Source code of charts
++++++++++
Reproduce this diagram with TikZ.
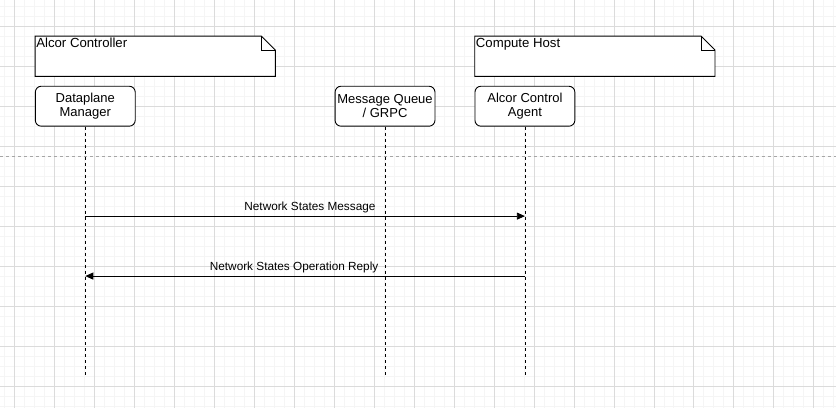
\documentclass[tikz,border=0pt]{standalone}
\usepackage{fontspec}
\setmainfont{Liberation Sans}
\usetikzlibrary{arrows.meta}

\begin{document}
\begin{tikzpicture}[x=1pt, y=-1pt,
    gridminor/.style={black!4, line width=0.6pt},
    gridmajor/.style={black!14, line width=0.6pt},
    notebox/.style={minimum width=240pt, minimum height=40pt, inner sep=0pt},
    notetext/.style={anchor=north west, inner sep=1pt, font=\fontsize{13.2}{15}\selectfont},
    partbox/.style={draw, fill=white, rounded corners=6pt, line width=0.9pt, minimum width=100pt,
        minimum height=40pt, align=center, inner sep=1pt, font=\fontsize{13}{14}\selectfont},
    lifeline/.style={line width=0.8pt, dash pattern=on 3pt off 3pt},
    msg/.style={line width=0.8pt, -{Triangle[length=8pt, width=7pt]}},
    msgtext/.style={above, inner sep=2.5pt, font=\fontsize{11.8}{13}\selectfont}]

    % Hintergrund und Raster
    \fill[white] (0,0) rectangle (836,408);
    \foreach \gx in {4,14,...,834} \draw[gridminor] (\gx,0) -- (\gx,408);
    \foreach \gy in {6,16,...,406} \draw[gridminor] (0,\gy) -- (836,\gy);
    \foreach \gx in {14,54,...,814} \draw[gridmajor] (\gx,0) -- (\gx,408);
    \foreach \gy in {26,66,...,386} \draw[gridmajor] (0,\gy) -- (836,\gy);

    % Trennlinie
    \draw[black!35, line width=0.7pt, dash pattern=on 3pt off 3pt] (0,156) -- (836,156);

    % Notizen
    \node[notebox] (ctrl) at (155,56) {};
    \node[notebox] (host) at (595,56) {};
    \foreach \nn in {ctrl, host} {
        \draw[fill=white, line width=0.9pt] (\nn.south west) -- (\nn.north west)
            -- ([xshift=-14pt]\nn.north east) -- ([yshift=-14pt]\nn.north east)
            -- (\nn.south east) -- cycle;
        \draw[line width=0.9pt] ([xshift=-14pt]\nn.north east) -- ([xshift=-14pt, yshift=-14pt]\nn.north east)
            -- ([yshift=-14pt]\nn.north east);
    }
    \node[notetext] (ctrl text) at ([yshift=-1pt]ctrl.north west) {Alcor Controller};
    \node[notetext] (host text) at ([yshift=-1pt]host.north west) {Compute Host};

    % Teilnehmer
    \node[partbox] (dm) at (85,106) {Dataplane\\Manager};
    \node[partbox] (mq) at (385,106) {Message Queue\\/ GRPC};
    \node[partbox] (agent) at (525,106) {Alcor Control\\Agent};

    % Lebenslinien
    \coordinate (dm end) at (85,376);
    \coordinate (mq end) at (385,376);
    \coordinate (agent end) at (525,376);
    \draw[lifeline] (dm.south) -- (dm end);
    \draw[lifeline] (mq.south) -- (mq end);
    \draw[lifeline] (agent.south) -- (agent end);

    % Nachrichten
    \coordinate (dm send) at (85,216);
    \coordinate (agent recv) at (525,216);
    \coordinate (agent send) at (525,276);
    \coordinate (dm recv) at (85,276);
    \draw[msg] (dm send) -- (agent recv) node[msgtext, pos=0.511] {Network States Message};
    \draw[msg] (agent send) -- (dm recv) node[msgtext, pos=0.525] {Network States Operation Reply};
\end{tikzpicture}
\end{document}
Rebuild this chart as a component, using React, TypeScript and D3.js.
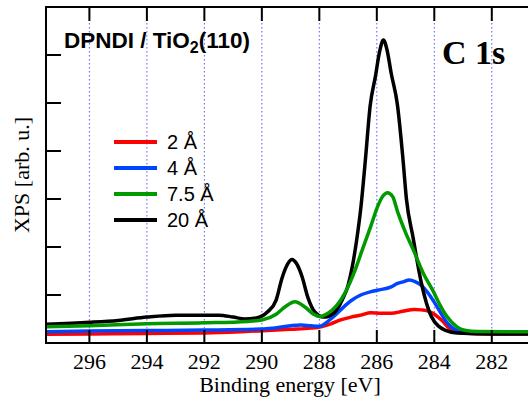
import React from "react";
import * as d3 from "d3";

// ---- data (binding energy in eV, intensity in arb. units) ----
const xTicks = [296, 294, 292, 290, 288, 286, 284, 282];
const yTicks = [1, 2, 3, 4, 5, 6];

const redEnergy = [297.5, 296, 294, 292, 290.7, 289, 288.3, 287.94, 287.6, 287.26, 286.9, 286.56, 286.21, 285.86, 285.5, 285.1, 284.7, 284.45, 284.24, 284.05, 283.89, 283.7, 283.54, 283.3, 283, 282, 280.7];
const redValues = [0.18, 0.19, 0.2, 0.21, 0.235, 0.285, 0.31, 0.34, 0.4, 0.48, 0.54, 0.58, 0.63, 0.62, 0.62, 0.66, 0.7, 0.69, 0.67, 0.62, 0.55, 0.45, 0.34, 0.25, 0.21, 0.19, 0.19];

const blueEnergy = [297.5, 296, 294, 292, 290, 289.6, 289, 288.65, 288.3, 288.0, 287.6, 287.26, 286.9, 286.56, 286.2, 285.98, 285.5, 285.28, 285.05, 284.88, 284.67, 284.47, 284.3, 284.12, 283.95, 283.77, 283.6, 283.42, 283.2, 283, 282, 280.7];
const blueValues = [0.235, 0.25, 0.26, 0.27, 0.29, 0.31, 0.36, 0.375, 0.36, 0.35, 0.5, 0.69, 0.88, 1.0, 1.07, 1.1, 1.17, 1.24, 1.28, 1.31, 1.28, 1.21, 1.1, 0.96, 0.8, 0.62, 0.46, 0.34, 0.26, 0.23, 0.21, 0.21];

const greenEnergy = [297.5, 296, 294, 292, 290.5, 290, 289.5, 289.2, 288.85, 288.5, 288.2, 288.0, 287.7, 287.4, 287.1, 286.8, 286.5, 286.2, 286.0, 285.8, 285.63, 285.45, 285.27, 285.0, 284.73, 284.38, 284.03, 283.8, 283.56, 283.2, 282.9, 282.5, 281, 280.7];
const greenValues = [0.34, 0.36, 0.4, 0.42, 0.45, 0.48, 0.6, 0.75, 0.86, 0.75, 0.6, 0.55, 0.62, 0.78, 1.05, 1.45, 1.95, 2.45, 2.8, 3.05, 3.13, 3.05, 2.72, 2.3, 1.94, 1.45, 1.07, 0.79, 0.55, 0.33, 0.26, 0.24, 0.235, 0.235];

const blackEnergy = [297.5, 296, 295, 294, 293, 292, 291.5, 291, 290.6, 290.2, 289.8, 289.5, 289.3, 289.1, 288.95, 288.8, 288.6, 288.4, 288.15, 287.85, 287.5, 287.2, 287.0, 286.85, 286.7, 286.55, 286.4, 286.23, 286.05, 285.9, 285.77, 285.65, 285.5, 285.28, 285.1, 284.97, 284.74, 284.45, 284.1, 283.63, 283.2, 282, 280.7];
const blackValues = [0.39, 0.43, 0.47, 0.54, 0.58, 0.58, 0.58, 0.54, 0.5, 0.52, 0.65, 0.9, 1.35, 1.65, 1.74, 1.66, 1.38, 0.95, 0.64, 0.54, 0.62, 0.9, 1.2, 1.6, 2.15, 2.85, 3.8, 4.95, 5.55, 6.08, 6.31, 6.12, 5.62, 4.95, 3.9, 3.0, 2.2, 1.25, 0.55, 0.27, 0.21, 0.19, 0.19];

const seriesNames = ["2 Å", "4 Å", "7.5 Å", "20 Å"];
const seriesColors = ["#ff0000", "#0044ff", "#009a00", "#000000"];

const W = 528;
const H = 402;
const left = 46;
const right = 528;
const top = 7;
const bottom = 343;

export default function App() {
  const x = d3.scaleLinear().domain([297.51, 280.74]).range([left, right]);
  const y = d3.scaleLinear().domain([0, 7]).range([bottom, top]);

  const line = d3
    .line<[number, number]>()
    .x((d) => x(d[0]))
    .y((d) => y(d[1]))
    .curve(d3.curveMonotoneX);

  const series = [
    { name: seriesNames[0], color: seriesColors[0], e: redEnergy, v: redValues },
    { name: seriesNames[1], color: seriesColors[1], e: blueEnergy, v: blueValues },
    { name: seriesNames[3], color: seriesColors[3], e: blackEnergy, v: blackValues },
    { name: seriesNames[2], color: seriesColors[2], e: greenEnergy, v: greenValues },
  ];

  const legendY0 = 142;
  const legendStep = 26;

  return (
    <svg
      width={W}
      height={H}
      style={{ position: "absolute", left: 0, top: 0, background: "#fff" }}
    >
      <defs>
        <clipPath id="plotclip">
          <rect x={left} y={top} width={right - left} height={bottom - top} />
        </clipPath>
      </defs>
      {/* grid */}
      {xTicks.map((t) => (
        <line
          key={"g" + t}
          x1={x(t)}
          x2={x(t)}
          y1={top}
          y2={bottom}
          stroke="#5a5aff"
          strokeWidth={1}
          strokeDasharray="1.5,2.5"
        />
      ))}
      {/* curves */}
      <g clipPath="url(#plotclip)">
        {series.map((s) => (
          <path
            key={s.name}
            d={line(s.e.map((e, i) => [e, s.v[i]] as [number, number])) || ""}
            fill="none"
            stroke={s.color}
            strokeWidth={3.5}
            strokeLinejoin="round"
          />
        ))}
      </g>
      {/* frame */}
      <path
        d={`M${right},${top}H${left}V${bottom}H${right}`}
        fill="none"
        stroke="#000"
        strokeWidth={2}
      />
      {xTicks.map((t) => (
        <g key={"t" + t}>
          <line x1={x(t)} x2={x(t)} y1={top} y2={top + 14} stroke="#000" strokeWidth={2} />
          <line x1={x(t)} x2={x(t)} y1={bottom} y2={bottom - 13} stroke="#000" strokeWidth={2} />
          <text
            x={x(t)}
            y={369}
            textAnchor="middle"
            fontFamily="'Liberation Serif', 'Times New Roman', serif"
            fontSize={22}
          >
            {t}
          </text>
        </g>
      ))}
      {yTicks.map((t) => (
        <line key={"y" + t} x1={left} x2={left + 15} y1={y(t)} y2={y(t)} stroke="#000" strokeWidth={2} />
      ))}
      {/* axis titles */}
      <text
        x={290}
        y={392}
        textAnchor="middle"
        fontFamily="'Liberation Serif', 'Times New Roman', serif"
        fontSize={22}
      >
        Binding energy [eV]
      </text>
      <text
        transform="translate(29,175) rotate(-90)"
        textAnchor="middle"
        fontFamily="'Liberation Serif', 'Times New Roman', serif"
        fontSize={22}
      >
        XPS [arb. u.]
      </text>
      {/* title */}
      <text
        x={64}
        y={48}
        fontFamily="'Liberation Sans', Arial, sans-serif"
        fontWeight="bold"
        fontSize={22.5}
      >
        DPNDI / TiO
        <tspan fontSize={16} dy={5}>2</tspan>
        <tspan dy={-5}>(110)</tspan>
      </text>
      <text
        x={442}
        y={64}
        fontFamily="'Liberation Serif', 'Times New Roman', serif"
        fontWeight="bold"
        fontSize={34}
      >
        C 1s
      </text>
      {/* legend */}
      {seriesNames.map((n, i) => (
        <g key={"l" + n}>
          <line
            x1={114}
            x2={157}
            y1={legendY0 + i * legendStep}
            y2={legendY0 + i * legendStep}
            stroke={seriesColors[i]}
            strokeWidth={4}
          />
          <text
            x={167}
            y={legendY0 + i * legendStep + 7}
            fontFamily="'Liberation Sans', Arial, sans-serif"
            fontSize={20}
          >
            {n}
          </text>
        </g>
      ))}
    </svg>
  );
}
++++++++++
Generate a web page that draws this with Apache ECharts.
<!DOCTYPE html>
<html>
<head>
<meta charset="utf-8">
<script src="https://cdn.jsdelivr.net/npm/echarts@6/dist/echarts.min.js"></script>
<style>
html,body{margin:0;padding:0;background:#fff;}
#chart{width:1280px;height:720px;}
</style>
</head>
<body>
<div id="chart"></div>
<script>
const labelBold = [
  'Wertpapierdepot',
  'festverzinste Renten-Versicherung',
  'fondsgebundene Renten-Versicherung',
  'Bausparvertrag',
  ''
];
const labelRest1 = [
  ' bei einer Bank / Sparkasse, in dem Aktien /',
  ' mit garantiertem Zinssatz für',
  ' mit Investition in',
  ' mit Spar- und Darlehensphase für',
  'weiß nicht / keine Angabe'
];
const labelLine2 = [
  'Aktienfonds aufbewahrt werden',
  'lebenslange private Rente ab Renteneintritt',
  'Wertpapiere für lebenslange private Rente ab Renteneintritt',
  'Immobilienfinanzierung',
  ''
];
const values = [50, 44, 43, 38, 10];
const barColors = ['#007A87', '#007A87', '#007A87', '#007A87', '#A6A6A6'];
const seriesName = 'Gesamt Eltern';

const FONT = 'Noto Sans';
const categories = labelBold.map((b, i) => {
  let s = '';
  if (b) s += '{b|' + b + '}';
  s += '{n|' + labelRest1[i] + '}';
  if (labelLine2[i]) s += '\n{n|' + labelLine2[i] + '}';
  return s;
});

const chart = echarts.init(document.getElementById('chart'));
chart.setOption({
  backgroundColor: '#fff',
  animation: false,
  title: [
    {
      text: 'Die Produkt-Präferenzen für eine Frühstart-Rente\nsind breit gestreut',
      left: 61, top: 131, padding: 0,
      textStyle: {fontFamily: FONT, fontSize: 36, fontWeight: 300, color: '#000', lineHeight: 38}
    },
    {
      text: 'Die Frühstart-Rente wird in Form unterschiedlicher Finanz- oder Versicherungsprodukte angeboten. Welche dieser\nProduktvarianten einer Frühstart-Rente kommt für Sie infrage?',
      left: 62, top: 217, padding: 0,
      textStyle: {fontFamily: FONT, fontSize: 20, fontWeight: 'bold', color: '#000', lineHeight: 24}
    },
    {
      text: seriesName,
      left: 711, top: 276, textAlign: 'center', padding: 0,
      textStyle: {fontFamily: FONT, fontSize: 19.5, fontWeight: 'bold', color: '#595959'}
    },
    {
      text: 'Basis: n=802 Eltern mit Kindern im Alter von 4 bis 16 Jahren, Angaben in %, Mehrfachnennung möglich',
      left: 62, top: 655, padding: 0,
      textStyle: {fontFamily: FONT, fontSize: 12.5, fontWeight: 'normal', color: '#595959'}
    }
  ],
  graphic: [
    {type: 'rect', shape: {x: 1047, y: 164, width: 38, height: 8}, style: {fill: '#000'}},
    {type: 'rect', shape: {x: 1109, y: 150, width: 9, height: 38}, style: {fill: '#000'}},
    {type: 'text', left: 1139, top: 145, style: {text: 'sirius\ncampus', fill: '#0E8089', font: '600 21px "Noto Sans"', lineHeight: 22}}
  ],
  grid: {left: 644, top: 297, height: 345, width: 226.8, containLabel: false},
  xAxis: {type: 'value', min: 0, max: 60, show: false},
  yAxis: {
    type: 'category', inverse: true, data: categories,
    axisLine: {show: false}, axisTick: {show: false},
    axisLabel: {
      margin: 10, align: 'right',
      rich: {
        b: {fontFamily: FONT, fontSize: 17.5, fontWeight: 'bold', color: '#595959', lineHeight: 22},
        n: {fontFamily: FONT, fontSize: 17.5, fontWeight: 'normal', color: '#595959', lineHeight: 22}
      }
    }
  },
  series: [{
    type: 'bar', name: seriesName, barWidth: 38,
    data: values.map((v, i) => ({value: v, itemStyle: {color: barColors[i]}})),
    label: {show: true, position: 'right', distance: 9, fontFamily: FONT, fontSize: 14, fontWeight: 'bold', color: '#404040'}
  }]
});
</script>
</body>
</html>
++++++++++
▶ [WRITTEN INSTRUCTION] Copy out the lines that hold "with".

▶ [RESPONSE TO THE TASK]
Reproduce this diagram with TikZ.
Generate a web page that draws this with Apache ECharts.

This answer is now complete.